Original at Daily Kingfish, a progressive Louisiana blog
After missing a House Committee on Homeland Security oversight hearing on FEMA this week, Jindal, trying to deflect negative media attention for failing to attend an oversight hearing of a committee on which he sits that is directly related to the recovery of the state he represents, is now calling for an oversight hearing on formaldehyde levels on FEMA trailors. According to the Herald Tribune, Jindal is "astonished" by the concentration of formaldehyde fumes in these trailors. Was not the oversight hearing held this week by the House Committee on Homeland Security the time and the place to ask FEMA questions about their investigation on formaldehyde levels in FEMA trailors? Did not FEMA release their report on formaldehyde levels in their trailors earlier this month? And were we not aware of these problems for at least a year? Does Jindal assume we are stupid?

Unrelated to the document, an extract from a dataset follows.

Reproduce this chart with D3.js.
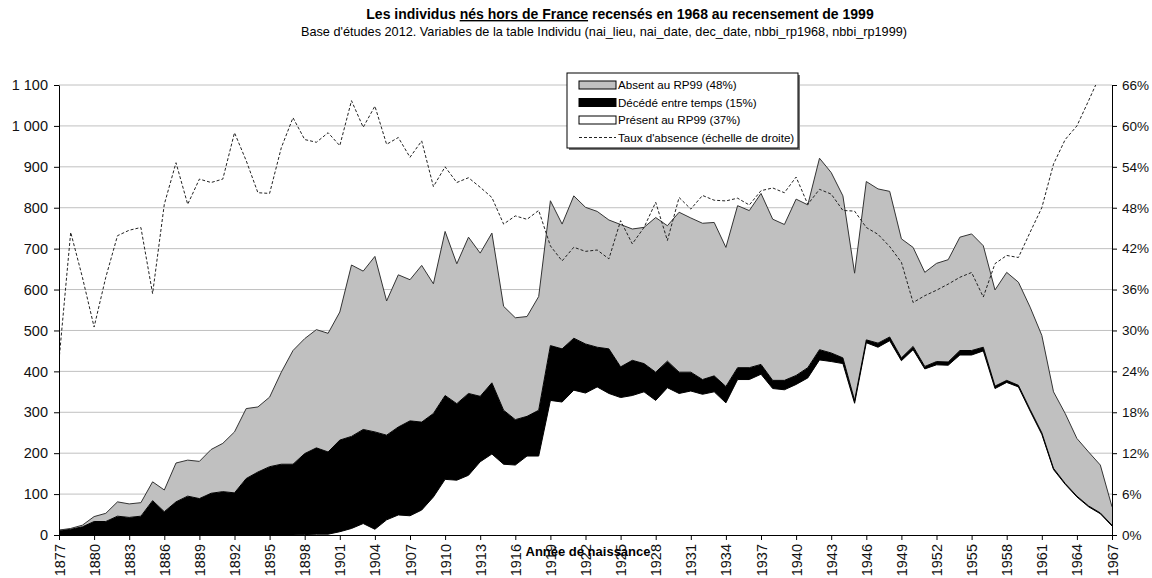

Although FEMA only recently dismissed claims by environmentalists that the formaldehyde fumes in FEMA trailors present certain health hazards, we in Louisiana have known about this problem since those trailors were made available to the citizens of our state. Here is USA Today article that discusses the problem dated 4 August 2006. Here is a TruthOut.org press release dated 18 May 2006. Here is an article from MSNBC, a major news organization, dated 25 July 2006. And here is a news report from WLOX TV13, Biloxi, Gulfport and Pascagoula, Mississippi, that reports one Bay St. Louis's couples concerns about formaldehyde levels dated 17 March 2006. Jindal, in other words, is one year late, and he is making this announcement in order to compensate for not attending an oversight hearing on FEMA where he could have and should have asked these questions.
Oversight, Mr. Jindal, is not a media event; it is a responsibility Congresspeople take very seriously. We understand your unwillingness to hold this administration and its bureaucracies accountable, and we find your voting record against this state's recovery hypocritical and offensive. But to politicize formaldehyde levels in FEMA trailors in order to deflect attention from the fact that you missed a hearing at which you should have been in attendence and at which you could have addressed these very important concerns? How low will you sink, Mr. Jindal? What will you say and do to get elected? And does your office do any research? Do you seriously believe that we will buy this latest "Chicken Little" "Bobby" stunt?
Jindal on formaldehyde? I have six words: too little, too late, too sanctimonious. And notice how this is a pattern. We need to elect someone who takes our problems seriously. We need to elect someone who addresses problems when they arise, not when they can be freighted with political currency.